What does that mean, exactly? The bonus from size, walls, etc, or the archer-line promotions, or something else?
 
the bonus from culture and walls/palisades, yes. it does not negate city defender promos. still, it's very powerful when attempting to crack fortified cities, as you don't have to bring slow siege weapons ( although the collateral damage of the catapults often comes in handy of course )
 
Ah so in short it negates the defense bonus that is displayed next to / under the city name? Aha! Finally I understand. Thanks :)
 
And here I was reaching for fire mana as Svartalfar *slaps head*. Thank you
 
An option of researching three additional techs grants you horse archers with 4 movement and 45% withdraw chance, with one flanking promotion meaning a 65% chance of withdrawing allowing you to use them in an initial city assault to wear down defenders allowing your champions to finish them off and gain much needed promotions.

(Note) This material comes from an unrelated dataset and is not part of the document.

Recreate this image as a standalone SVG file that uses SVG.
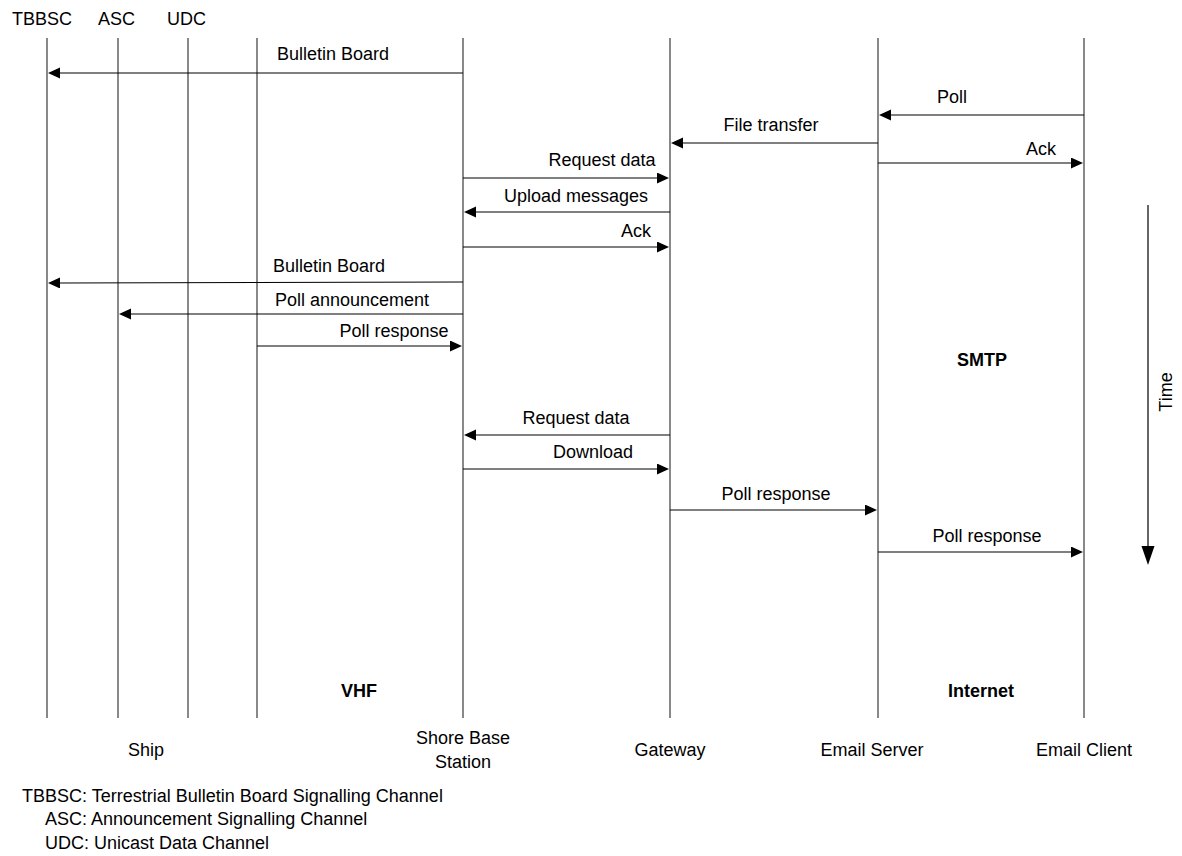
<svg xmlns="http://www.w3.org/2000/svg" width="1182" height="856" viewBox="0 0 1182 856">
<style>
text{font-family:"Liberation Sans",Arial,sans-serif;font-size:18px;fill:#000}
.b{font-weight:bold}
.m{text-anchor:middle}
.life{stroke:#3a3a3a;stroke-width:1.2;fill:none}
.msg{stroke:#000;stroke-width:1.2;fill:none;marker-end:url(#ah)}
</style>
<defs>
<marker id="ah" markerWidth="13" markerHeight="12" refX="0" refY="5.5" orient="auto" markerUnits="userSpaceOnUse">
<path d="M0,0 L12,5.5 L0,11 Z" fill="#000"/>
</marker>
<marker id="ahT" markerWidth="20" markerHeight="14" refX="0" refY="6.5" orient="auto" markerUnits="userSpaceOnUse">
<path d="M0,0 L19,6.5 L0,13 Z" fill="#000"/>
</marker>
</defs>
<g id="headers">
<text x="12" y="25">TBBSC</text>
<text x="98" y="25">ASC</text>
<text x="167" y="25">UDC</text>
</g>
<g id="lifelines">
<line id="tbbsc" class="life" x1="47" y1="38" x2="47" y2="718"/>
<line id="asc" class="life" x1="118" y1="38" x2="118" y2="718"/>
<line id="udc" class="life" x1="188" y1="38" x2="188" y2="718"/>
<line id="ship-edge" class="life" x1="257" y1="38" x2="257" y2="718"/>
<line id="shore" class="life" x1="463" y1="38" x2="463" y2="718"/>
<line id="gateway" class="life" x1="670" y1="38" x2="670" y2="718"/>
<line id="emailserver" class="life" x1="878" y1="38" x2="878" y2="718"/>
<line id="emailclient" class="life" x1="1084" y1="38" x2="1084" y2="718"/>
</g>
<g id="connectors">
<line class="msg" x1="463" y1="73" x2="60" y2="73"/>
<line class="msg" x1="1084" y1="115" x2="891" y2="115"/>
<line class="msg" x1="878" y1="143" x2="683" y2="143"/>
<line class="msg" x1="878" y1="163" x2="1071" y2="163"/>
<line class="msg" x1="463" y1="178" x2="657" y2="178"/>
<line class="msg" x1="670" y1="212" x2="476" y2="212"/>
<line class="msg" x1="463" y1="247" x2="657" y2="247"/>
<line class="msg" x1="463" y1="282" x2="60" y2="283"/>
<line class="msg" x1="463" y1="314" x2="131" y2="314"/>
<line class="msg" x1="257" y1="346" x2="450" y2="346"/>
<line class="msg" x1="670" y1="435" x2="476" y2="435"/>
<line class="msg" x1="463" y1="469" x2="657" y2="469"/>
<line class="msg" x1="670" y1="510" x2="865" y2="510"/>
<line class="msg" x1="878" y1="552" x2="1071" y2="552"/>
</g>
<g id="labels">
<text class="m" x="333" y="60">Bulletin Board</text>
<text class="m" x="952" y="103">Poll</text>
<text class="m" x="771" y="131">File transfer</text>
<text class="m" x="1041" y="155">Ack</text>
<text class="m" x="602" y="166">Request data</text>
<text class="m" x="576" y="202">Upload messages</text>
<text class="m" x="636" y="237">Ack</text>
<text class="m" x="329" y="272">Bulletin Board</text>
<text class="m" x="352" y="306">Poll announcement</text>
<text class="m" x="394" y="337">Poll response</text>
<text class="m" x="576" y="424">Request data</text>
<text class="m" x="593" y="458">Download</text>
<text class="m" x="776" y="500">Poll response</text>
<text class="m" x="987" y="542">Poll response</text>
</g>
<g id="protocols">
<text class="m b" x="982" y="366">SMTP</text>
<text class="m b" x="359" y="697">VHF</text>
<text class="m b" x="981" y="697">Internet</text>
</g>
<g id="time">
<line x1="1148" y1="205" x2="1148" y2="546" stroke="#000" stroke-width="1.2" marker-end="url(#ahT)"/>
<text class="m" transform="translate(1172,392) rotate(-90)">Time</text>
</g>
<g id="entities">
<text class="m" x="146" y="756">Ship</text>
<text class="m" x="463" y="744">Shore Base</text>
<text class="m" x="463" y="768">Station</text>
<text class="m" x="670" y="756">Gateway</text>
<text class="m" x="872" y="756">Email Server</text>
<text class="m" x="1084" y="756">Email Client</text>
</g>
<g id="legend">
<text x="22" y="802">TBBSC: Terrestrial Bulletin Board Signalling Channel</text>
<text x="45" y="825">ASC: Announcement Signalling Channel</text>
<text x="45" y="849">UDC: Unicast Data Channel</text>
</g>
</svg>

Are bonuses added like this? I always assumed they were multiplied i.e. using the above example, the withdraw chance would be 54%, not 65%. Is this incorrect?
 
Are bonuses added like this? I always assumed they were multiplied i.e. using the above example, the withdraw chance would be 54%, not 65%. Is this incorrect?

Almost no bonuses in civ are multiplied. Instead, bonuses (and penalties) are added together and then applied in one single step.

The only time that percent changes are multiplied is when they apply to two different things.

For instance, the Bureaucracy civic gives a 50% bonus to commerce. When that commerce is turned into Science, a Library and Academy will add an additional 75% bonus to the science (note: 25% + 50% = 75%. They just add.) Because these bonuses are applied in two different steps (once to commerce and once to science), they end up multiplying.

You will not see the withdraw percent chance the way you expect in the combat odds display because it takes into account the chance of winning that battle as well. :)

Example: 60% withdraw chance.
Enter combat with a 30% chance of victory. Withdraw chance is .70 * .60 = 42%
Enter combat with a 90% chance of victory. Withdraw chance is .10 * .60 = 6%

In either case, it's a 60% chance of withdrawing only if you would not have won the battle.
 
That and fireballs arent restricted to being used against city defenders. You can use them on defense against stacks of doom, or on offense to wear down lone units between cities so that one of your units close to their next promotion can take the injured out.
 
@popejubal

I used to play EB on R:TW quite a bit....and IIRC, bonuses are multiplied in that game, so I just assumed cIV was the same.